*What the task requires*:
Find the lines holding the word "standalone" and collect them.

*Available records*:
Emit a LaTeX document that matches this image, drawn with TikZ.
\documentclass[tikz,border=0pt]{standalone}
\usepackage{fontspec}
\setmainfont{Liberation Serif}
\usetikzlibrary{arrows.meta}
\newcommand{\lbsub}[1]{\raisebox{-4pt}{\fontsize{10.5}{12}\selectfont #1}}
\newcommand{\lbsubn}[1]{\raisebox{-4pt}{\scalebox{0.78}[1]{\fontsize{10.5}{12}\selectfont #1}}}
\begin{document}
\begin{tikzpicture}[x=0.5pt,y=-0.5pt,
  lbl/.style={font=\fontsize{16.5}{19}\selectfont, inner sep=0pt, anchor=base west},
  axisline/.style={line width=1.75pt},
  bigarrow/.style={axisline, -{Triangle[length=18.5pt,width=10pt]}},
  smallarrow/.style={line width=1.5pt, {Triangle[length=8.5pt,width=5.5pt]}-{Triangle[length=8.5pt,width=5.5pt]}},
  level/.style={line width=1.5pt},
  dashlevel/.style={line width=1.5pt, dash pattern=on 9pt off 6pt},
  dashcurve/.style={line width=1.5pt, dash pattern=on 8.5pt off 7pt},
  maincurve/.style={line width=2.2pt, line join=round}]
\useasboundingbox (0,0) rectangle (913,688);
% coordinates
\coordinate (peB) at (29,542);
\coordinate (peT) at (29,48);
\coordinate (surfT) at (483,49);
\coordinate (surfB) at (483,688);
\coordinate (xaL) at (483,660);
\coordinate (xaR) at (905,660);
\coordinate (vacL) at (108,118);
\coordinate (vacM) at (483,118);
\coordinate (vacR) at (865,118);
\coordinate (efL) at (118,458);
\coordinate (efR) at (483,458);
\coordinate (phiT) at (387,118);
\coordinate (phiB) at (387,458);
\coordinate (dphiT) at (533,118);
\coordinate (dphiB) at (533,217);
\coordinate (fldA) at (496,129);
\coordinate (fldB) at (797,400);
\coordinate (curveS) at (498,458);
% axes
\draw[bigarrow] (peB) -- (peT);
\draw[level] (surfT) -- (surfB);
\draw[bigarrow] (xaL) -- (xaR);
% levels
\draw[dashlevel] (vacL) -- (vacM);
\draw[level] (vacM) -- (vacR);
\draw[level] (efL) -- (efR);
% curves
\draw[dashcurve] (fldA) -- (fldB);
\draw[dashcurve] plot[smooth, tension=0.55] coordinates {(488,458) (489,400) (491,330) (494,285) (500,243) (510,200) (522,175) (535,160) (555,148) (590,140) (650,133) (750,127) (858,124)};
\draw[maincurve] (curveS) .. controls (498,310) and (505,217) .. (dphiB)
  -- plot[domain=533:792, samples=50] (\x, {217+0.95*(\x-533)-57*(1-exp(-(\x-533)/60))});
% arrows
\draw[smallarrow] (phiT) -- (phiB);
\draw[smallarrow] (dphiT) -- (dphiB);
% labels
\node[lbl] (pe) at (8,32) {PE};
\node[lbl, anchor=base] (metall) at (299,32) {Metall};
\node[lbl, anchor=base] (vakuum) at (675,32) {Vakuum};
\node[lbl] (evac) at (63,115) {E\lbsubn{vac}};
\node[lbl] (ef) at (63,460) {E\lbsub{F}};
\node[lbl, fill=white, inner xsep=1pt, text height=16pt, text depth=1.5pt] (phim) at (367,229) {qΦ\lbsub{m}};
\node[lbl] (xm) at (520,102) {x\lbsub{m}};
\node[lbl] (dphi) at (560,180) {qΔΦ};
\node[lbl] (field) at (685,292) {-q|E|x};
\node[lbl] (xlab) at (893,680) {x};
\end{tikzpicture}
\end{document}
...
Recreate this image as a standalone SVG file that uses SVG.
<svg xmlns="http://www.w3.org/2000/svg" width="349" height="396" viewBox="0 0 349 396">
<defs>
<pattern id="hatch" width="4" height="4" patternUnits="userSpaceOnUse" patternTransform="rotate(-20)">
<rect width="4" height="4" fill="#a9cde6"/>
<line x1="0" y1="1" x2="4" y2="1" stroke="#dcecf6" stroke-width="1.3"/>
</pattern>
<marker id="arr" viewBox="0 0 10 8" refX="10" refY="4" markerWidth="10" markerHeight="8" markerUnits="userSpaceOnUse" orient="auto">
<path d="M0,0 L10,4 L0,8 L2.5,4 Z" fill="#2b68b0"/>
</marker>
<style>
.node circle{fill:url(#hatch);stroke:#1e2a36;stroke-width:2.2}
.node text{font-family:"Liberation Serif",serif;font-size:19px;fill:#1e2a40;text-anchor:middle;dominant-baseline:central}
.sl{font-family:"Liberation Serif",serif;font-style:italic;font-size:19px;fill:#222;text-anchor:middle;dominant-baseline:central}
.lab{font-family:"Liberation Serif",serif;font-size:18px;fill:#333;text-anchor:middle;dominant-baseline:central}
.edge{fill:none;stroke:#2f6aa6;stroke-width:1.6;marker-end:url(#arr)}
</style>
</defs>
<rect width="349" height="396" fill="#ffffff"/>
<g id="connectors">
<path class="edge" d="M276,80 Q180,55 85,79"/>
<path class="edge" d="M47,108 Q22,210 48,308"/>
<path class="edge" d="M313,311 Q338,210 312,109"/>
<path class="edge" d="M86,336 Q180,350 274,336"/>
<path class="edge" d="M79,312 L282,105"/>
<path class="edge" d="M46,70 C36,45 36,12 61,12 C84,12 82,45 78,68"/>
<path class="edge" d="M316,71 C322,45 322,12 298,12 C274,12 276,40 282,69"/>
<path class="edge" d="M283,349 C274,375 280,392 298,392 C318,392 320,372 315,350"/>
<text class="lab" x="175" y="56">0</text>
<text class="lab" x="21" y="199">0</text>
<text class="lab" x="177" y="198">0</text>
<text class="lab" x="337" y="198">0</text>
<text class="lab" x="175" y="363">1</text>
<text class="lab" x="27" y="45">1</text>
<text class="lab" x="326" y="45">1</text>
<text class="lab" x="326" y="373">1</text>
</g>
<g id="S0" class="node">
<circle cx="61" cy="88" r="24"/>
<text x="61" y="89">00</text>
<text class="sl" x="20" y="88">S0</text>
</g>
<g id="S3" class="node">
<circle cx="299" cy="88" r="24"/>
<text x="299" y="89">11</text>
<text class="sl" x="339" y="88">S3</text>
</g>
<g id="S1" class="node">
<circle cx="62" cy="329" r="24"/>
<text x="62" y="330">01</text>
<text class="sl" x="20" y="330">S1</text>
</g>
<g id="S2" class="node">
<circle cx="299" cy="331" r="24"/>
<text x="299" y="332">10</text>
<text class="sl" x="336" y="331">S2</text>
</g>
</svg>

*Answer to the task*:
\documentclass[tikz,border=0pt]{standalone}
Recreate this image as a standalone SVG file that uses SVG.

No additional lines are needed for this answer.